Does the St Andrews community too often take our comedy talent for granted? With all the ‘in jokes’ flowing freely around the town and the abundance of – frankly – funny people, yes we do take our comedy society for granted. That is until one actually goes to watch a Blind Mirth show and all the ills of the world seem to be righted.
Currently performing every night (except 14th August ) at Paradise in the Vault on Merchant Street in Edinburgh, Blind Mirth has been thrilling audiences with their witty improv. Their shows are quite unlike any other Fringe comedy show, their involvement of the audience for suggestions and constant light heartedness making the show entirely unique.
The troupe have been welcoming back favourites (Matthew Knapp and Fay Morrice) from years past to “play”, as they put it. The group has fun; they play with words and exceed confidence. The especially enticing thing is that each show is different, based on suggestions from the audience and so, every night a different show is born.
The show is split into two sections, beginning with a short section consisting of several games involving three or four cast members. Bringing in politics, current events, history, music, films etc. the troupe produces line after line of hysterical content ensuring the audience are bent double with laughter throughout the entire hour of the performance.
The second section consists of a longer one off play, based around a randomly selected Fringe flyer. The troupe then rolls with it and spontaneously produces a thirty-minute performance. The spectacular thing about these talented individuals is their ability to produce such hysterical lines out of thin air.

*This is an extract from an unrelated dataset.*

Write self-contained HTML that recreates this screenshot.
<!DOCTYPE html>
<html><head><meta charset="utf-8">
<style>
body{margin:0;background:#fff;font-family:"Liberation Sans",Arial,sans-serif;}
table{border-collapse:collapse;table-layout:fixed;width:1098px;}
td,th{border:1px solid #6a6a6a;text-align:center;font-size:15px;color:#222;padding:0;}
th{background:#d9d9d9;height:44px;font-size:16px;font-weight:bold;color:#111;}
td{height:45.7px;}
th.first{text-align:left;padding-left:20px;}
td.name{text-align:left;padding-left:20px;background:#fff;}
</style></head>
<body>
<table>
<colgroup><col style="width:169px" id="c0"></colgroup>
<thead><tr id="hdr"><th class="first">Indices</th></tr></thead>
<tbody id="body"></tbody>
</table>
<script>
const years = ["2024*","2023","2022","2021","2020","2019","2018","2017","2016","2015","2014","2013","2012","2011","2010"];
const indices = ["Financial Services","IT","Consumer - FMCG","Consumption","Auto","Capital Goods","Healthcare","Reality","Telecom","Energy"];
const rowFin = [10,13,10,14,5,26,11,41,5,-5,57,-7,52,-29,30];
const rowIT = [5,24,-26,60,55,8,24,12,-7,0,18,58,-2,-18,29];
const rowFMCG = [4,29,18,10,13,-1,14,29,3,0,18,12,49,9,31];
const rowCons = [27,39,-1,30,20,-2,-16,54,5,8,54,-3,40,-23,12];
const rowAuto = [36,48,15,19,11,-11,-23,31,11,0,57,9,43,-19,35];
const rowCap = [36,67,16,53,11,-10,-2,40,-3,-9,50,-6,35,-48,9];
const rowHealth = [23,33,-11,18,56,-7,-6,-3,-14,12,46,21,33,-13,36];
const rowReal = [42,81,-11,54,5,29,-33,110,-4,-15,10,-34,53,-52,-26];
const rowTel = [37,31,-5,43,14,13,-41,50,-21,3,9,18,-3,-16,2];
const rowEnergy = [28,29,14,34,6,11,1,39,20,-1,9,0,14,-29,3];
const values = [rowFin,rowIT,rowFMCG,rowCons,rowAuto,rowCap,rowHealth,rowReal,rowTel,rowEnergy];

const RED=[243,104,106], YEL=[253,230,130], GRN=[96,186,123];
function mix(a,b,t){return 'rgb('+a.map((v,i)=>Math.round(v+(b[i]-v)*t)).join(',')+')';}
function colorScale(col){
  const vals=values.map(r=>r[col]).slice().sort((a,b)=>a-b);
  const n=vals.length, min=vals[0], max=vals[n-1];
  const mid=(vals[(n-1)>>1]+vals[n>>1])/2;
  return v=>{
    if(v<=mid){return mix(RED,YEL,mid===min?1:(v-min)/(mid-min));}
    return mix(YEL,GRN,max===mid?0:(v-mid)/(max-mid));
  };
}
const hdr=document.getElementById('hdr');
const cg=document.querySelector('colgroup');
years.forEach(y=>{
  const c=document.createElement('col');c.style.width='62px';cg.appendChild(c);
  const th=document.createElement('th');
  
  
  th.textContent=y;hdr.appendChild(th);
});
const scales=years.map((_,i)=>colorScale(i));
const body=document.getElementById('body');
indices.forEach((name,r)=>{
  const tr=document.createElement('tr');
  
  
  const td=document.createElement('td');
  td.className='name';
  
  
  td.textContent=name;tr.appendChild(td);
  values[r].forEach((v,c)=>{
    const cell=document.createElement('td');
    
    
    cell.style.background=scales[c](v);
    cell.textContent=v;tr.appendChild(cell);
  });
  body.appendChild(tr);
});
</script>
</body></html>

Special mention must go to Stephen Quinn for a wide range of accents, Ed Fry for his rendition of ‘Who Am I?’ from Les Misérables and to Kate Kitchens for a remarkable performance of a chicken. Yes, it all sounds odd and admittedly it is, but does that really matter?
As for taking Blind Mirth for granted, so many fellow students have heard about the group, believe them to be good and a credit to the theatre scene but “No, I haven’t ever seen them,” is a constant retort. Instead of just being aware of their existence, go to the Barron Theatre on a Monday night at 8pm, begin your week with some comedy and let the troupe thoroughly entertain you while chasing away your worries.
Until then, Blind Mirth has yet again brought mirth to the Edinburgh Fringe Festival, producing a triumphant show for all. My only complaint would be that the show is not long enough!